AWS re:Invent: A Data Management View

That was a very interesting and exciting AWS re:Invent conference last week in Las Vegas! The pace of innovation was high as Amazon announced two dozen new services. The most interesting part for me was in the keynote on the second day where Werner Vogels, CTO of Amazon, described their vision for a data architecture.

First, Werner opened up the section by talking about data as a competitive advantage. For regular readers of this blog, you will know that this was music to my ears. His point was that as more and more companies build their applications from the ever-expanding number of services that AWS offers, their applications will become more and more standardized because they are all using the same services. How then do they differentiate themselves? The answer is data.




Then Werner went on to describe the AWS data architecture vision. It was pretty comprehensive, including everything from data ingestion, to data quality, and data prep for analytics. The bottom line: I am happy to see Amazon taking a focus on data. The AWS data architecture was focused on their design-center; AWS platform developers. And they have a very comprehensive vision for that audience.




The bigger problem for larger organizations will be enterprise-wide data management, which was not addressed here. The pace of innovation in the cloud and on the AWS platform specifically is very attractive to developers. But, for the foreseeable future, the majority of large organizations will be trying to manage data as their competitive advantage and primary differentiator across multiple environments, such as:

  • Traditional on-premise data sources
  • Third party data sources – which are far less controllable in terms of data quality and the business metadata attached
  • Big data and big data analytics
  • And, of course, cloud environments. And that is deliberately plural.
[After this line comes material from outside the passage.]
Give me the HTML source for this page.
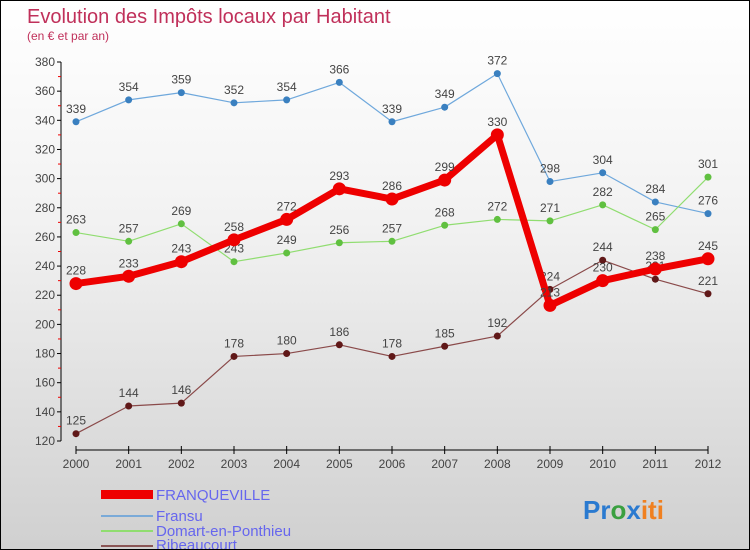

Most large enterprises will be dealing with multiple cloud platforms. They may have platforms for the various cloud applications and analytics they are running. These applications may be on-premise applications that are hosted in the cloud or they may be native, managed, cloud applications. They may also be building new, custom applications, composed of services provided by the cloud platform (like AWS).

The point here is that modern data management is going to get a lot more complex in the near term. A good data management architecture needs to work across on-premise, big data, and probably multiple different cloud platforms and applications. The mix of these will undoubtedly change over time as new technologies emerge and the organization’s data center of gravity moves to the cloud.

The organizations that will prosper in this environment will be those to design a data management architecture that can handle all of these different use case and evolve with the needs of the organization. And, it will be critical to increase productivity and self-service of data delivery to fuel new applications and analytics initiatives. Finally, it will also be important to have an end-to-end view of the data capabilities that make up an enterprise data architecture such as; data integration, data quality, application integration, business process integration, master data management, B2B data exchange and more.

Informatica was called out several times as a key partner of Amazon during the two days of keynotes. We look forward to a continued and deeper partnership with Amazon and the Amazon community for data management.